* Work required *
Exclude the pictures, then repeat the remaining data exactly.

=== Information shown ===

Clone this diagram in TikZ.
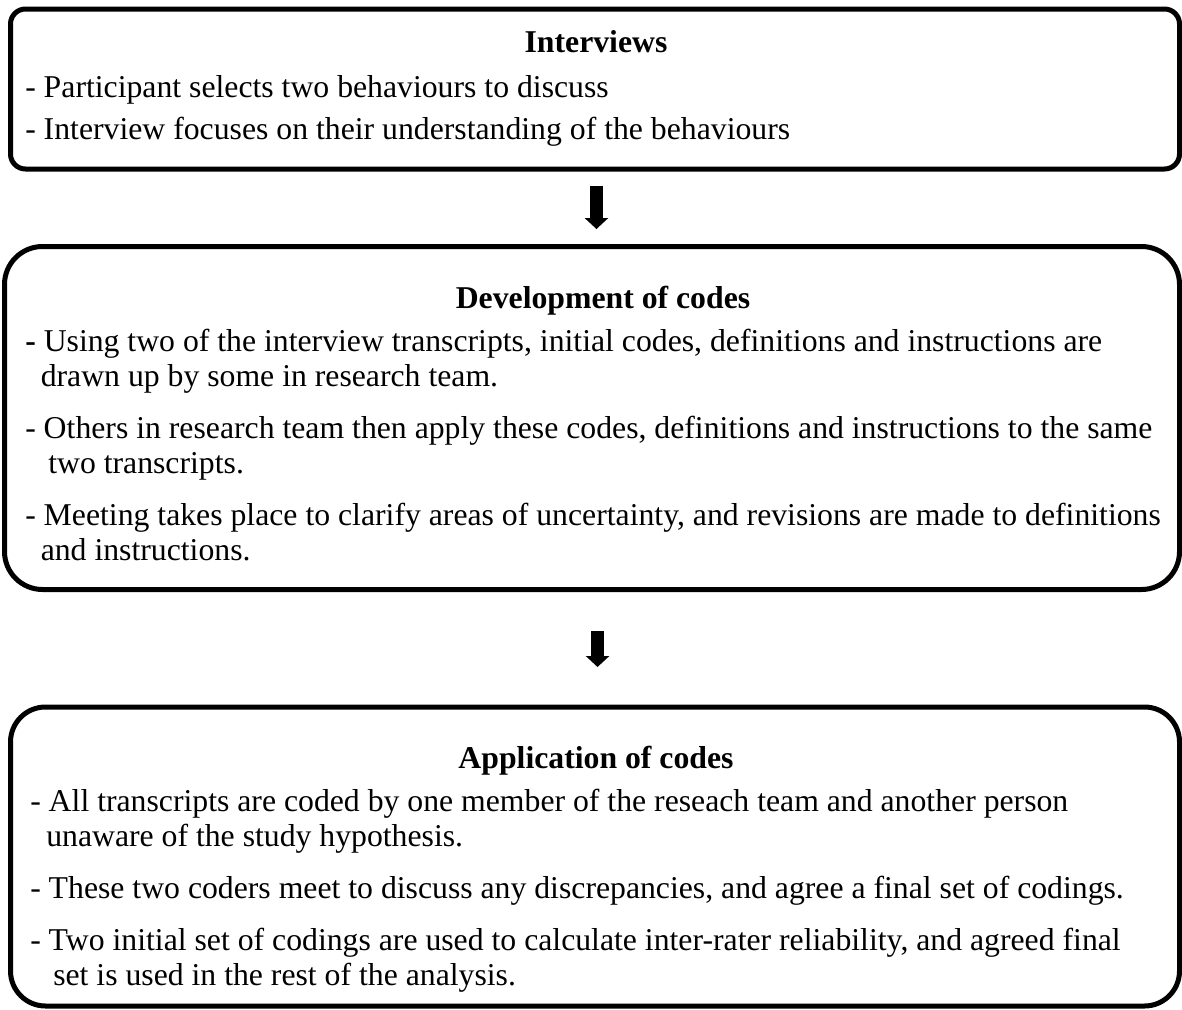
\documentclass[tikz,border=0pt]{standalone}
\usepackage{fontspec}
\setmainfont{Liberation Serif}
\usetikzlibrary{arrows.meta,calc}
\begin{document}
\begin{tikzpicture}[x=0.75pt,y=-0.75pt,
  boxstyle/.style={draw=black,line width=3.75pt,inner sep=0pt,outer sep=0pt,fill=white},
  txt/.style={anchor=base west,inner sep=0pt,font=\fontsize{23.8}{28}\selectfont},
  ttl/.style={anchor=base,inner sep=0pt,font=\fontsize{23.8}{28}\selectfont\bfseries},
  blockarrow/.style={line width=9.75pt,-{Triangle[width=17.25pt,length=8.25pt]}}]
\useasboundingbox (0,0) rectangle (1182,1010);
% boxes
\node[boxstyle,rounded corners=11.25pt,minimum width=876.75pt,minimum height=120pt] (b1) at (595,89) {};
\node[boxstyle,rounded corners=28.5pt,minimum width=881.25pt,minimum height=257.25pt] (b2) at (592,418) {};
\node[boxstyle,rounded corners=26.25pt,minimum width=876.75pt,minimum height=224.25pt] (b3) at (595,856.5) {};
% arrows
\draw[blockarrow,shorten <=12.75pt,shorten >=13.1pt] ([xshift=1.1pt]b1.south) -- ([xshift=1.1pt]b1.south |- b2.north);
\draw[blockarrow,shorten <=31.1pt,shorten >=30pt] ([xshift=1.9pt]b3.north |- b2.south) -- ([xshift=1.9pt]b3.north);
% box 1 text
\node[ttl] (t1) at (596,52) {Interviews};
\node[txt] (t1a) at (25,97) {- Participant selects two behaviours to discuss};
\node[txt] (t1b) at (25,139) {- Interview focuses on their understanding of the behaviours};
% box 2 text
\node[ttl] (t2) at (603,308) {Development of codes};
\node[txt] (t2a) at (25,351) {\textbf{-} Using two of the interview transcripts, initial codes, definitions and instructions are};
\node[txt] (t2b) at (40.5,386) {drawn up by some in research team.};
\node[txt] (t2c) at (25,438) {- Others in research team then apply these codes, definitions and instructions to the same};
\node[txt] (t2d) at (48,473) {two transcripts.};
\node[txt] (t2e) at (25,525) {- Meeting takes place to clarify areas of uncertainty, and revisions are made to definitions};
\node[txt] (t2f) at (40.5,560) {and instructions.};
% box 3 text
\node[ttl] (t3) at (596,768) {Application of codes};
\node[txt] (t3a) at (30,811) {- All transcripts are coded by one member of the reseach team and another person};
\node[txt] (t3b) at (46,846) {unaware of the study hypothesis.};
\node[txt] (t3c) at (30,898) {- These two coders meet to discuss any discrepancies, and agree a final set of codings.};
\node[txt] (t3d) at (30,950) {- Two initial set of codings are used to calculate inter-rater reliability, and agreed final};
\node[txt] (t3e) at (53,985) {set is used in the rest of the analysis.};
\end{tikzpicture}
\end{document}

===

* Task result *
Clone this diagram in TikZ.
\documentclass[tikz,border=0pt]{standalone}
\usepackage{fontspec}
\setmainfont{Liberation Serif}
\usetikzlibrary{arrows.meta,calc}
\begin{document}
\begin{tikzpicture}[x=0.75pt,y=-0.75pt,
  boxstyle/.style={draw=black,line width=3.75pt,inner sep=0pt,outer sep=0pt,fill=white},
  txt/.style={anchor=base west,inner sep=0pt,font=\fontsize{23.8}{28}\selectfont},
  ttl/.style={anchor=base,inner sep=0pt,font=\fontsize{23.8}{28}\selectfont\bfseries},
  blockarrow/.style={line width=9.75pt,-{Triangle[width=17.25pt,length=8.25pt]}}]
\useasboundingbox (0,0) rectangle (1182,1010);
% boxes
\node[boxstyle,rounded corners=11.25pt,minimum width=876.75pt,minimum height=120pt] (b1) at (595,89) {};
\node[boxstyle,rounded corners=28.5pt,minimum width=881.25pt,minimum height=257.25pt] (b2) at (592,418) {};
\node[boxstyle,rounded corners=26.25pt,minimum width=876.75pt,minimum height=224.25pt] (b3) at (595,856.5) {};
% arrows
\draw[blockarrow,shorten <=12.75pt,shorten >=13.1pt] ([xshift=1.1pt]b1.south) -- ([xshift=1.1pt]b1.south |- b2.north);
\draw[blockarrow,shorten <=31.1pt,shorten >=30pt] ([xshift=1.9pt]b3.north |- b2.south) -- ([xshift=1.9pt]b3.north);
% box 1 text
\node[ttl] (t1) at (596,52) {Interviews};
\node[txt] (t1a) at (25,97) {- Participant selects two behaviours to discuss};
\node[txt] (t1b) at (25,139) {- Interview focuses on their understanding of the behaviours};
% box 2 text
\node[ttl] (t2) at (603,308) {Development of codes};
\node[txt] (t2a) at (25,351) {\textbf{-} Using two of the interview transcripts, initial codes, definitions and instructions are};
\node[txt] (t2b) at (40.5,386) {drawn up by some in research team.};
\node[txt] (t2c) at (25,438) {- Others in research team then apply these codes, definitions and instructions to the same};
\node[txt] (t2d) at (48,473) {two transcripts.};
\node[txt] (t2e) at (25,525) {- Meeting takes place to clarify areas of uncertainty, and revisions are made to definitions};
\node[txt] (t2f) at (40.5,560) {and instructions.};
% box 3 text
\node[ttl] (t3) at (596,768) {Application of codes};
\node[txt] (t3a) at (30,811) {- All transcripts are coded by one member of the reseach team and another person};
\node[txt] (t3b) at (46,846) {unaware of the study hypothesis.};
\node[txt] (t3c) at (30,898) {- These two coders meet to discuss any discrepancies, and agree a final set of codings.};
\node[txt] (t3d) at (30,950) {- Two initial set of codings are used to calculate inter-rater reliability, and agreed final};
\node[txt] (t3e) at (53,985) {set is used in the rest of the analysis.};
\end{tikzpicture}
\end{document}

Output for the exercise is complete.